In order to ensure data quality, dentists in charge of EMG exam, as well as the speech-therapist in charge of oral movements and sleep technician in charge of the data acquisition of polysomnography will receive specific training. Periodic external monitoring will be performed to verify the adequate polysomnnographic examination. The results of the preoperative and postoperative exams will be analysed by blinded evaluators.
Data will be presented as means ± standard deviation, when applicable. For comparison of continuous variables prior and after polysomnography and specifics therapies, it will be used the paired Student t-test or Wilcoxon tests as appropriate. Comparisons between groups will be performed using Student t test or Mann–Whitney U according to the distribution. All tests will be 2 tailed, and p values of less than 0.05 will be assumed to represent statistical significance.
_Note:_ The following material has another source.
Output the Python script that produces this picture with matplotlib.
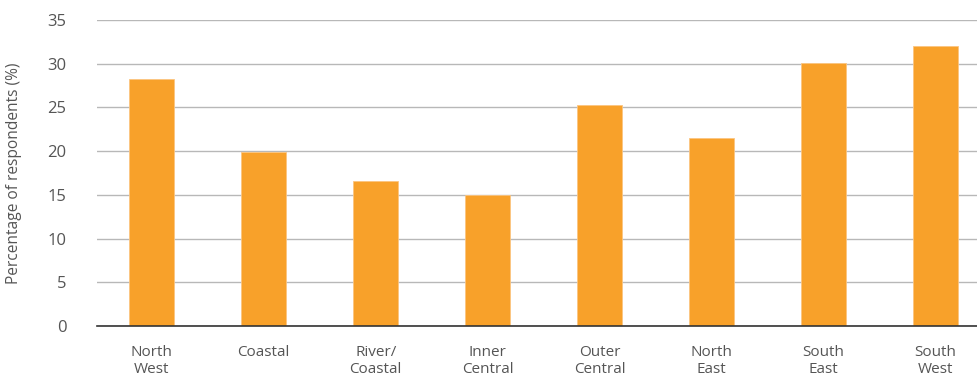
import numpy as np
import matplotlib
matplotlib.use("Agg")
import matplotlib.pyplot as plt

#regions and share of respondents
regions = ["North\nWest", "Coastal", "River/\nCoastal", "Inner\nCentral",
           "Outer\nCentral", "North\nEast", "South\nEast", "South\nWest"]
percent = [28.2, 19.9, 16.6, 15.0, 25.3, 21.5, 30.1, 32.0]
yticks = [0, 5, 10, 15, 20, 25, 30, 35]

plt.rcParams['font.family'] = ['Open Sans', 'DejaVu Sans']

fig = plt.figure(figsize=(9.78, 3.76), dpi=100)
ax = fig.add_axes([97/978, 1-326/376, 1-97/978, 306/376])

x = np.arange(len(regions))
ax.bar(x, percent, width=0.4, color='#f8a12a', edgecolor='#fbc580', linewidth=0.6, zorder=3)

ax.set_xlim(-0.49, len(regions) - 0.62)
ax.set_ylim(0, 35)
ax.set_yticks(yticks)
ax.set_xticks(x)
ax.set_xticklabels(regions, fontsize=11, color='#555555', linespacing=1.1)
ax.tick_params(axis='y', labelsize=12, labelcolor='#555555', length=0, pad=22)
ax.tick_params(axis='x', length=0, pad=14)

ax.grid(axis='y', color='#b8b8b8', linewidth=1)
ax.set_axisbelow(True)
for side in ['left', 'right', 'top']:
    ax.spines[side].set_visible(False)
ax.spines['bottom'].set_color('#333333')
ax.spines['bottom'].set_linewidth(1.2)
ax.spines['bottom'].set_zorder(4)

ax.set_ylabel('Percentage of respondents (%)', fontsize=11.2, color='#555555')
ax.yaxis.set_label_coords(-75/881, 0.5)

fig.savefig('out.png', dpi=100)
All analyses will be performed using SPSS ver. 16.0.
This study will evaluate the effects of lower power laser, neuromuscular electrical stimulation, LED therapy, as well as neuromuscular electrical stimulation plus LED therapy and neuromuscular electrical stimulation plus laser therapy on the masticatory muscles activity in adults with CP, by means of surface electromyography. We believe that electrical stimulation may act in the modulation of muscle hyperactivity/hypoactivity, adjusting them to a level close to normality. Also, we expect the LED and laser morphophysiological favor recovery, which will be observed clinically by the absence or reduction of pain. In addition, polysomnography will be used to evaluate the sleep variables and to detect sleep-breathing disorders, and we believe that the sleep quality will be improved after therapies application.
The Sleep Laboratory receives funding from the Nove de Julho University (UNINOVE) and EMG Laboratory is supported by Sao Paulo State University (UNESP). This project is financially supported by Coordination for the Improvement of Higher Education Personnel/Postdoctoral National Program (CAPES/PNPD) - grant number 02495/09-0, for supporting this study. LVFO receive grant from the Conselho Nacional de Desenvolvimento Cientifico e Tecnologico (local acronym CNPq) (Research Productivity modality – PQID, process number 307618/2010-2).